Financial stability risks have risen amid a global monetary tightening environment, particularly because of the failure of Silicon Valley Bank (SVB) in the United States, thus markets are in for further volatility, according to the Asean+3 Macroeconomic Research Office (Amro).
The Singapore-based think tank pointed out that the sudden closure of SVB that set off a wave of concerns over a contagion triggered a sharp increase in risk aversion, which was further aggravated by the worries over the health of Credit Suisse.

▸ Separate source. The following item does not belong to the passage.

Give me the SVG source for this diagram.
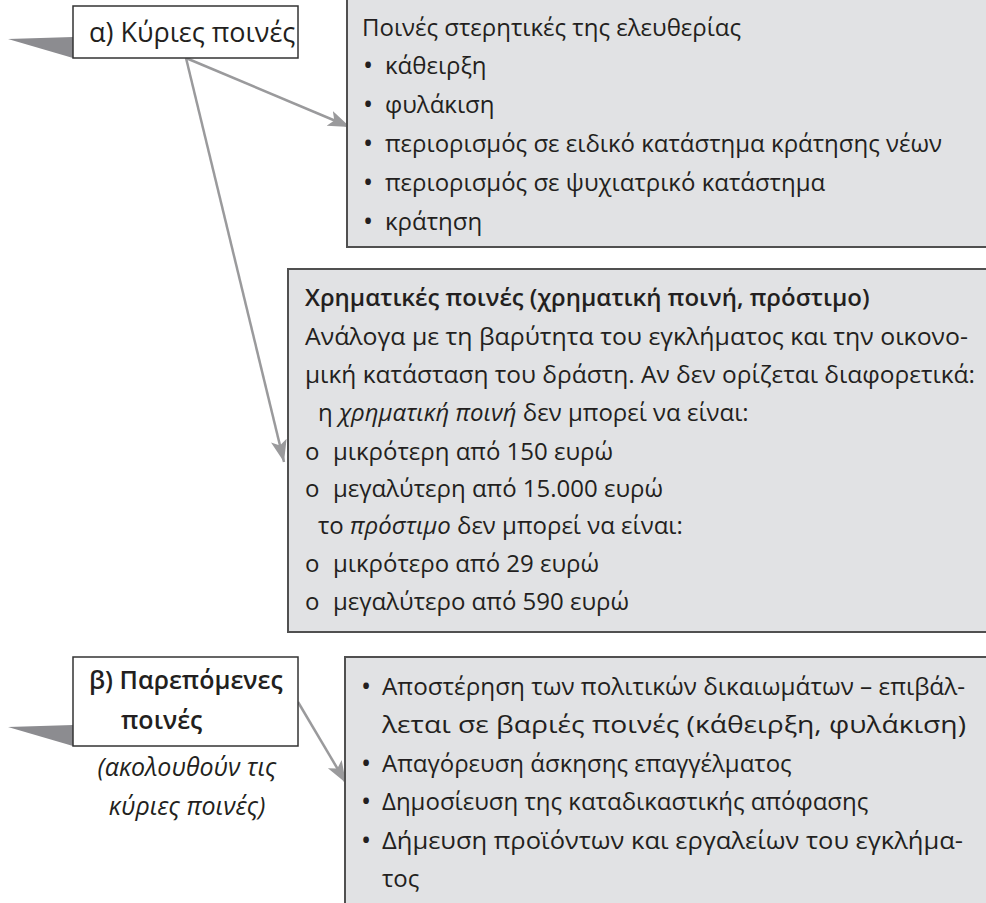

“While the initial reaction of Asean+3 markets has been more muted compared with those in US and European markets, volatilities in the markets remain high,” said Amro, a macroeconomic surveillance group covering the Association of Southeast Asian Nations as well as China, Japan and South Korea.
Nevertheless, Amro said it does not see “an imminent systemic financial crisis thanks to swift actions by the authorities in the United States and Switzerland, which have curbed the spillovers and provided some support to the markets.”
The think tank also noted that—following the implementation of stricter global banking regulatory standards since the Global Financial Crisis of 2008—banks in the region and elsewhere have built up significant buffers including robust liquidity, capital and funding standards.
“That said, the risk of second- and third-order effects on regional banks could not be ruled out, especially if the situation around Credit Suisse, which is a Global Systemically Important Bank, worsens,” Amro said.
In the Philippines, authorities especially the Bangko Sentral ng Pilipinas as well as industry players were quick to assuage the public’s fears, saying that Philippine banks have no material exposure to SVB and another bank that failed—Signature Bank.
Based on AMRO analysis, compared to SVB, Credit Suisse appears to have more interconnected nodes with financial institutions in the Asean+3 economies, including banks and insurance companies from China, the Philippines, Korea, Indonesia, Malaysia, and Hong Kong.
The group warned that any further shock from the banking system or elsewhere could amplify the negative effects on markets, given the already fragile risk situation.
“In such a scenario, backstops provided by authorities — especially in jurisdictions of the source of the shock — will be critical in mitigating the spillovers to other markets,” AMRO said.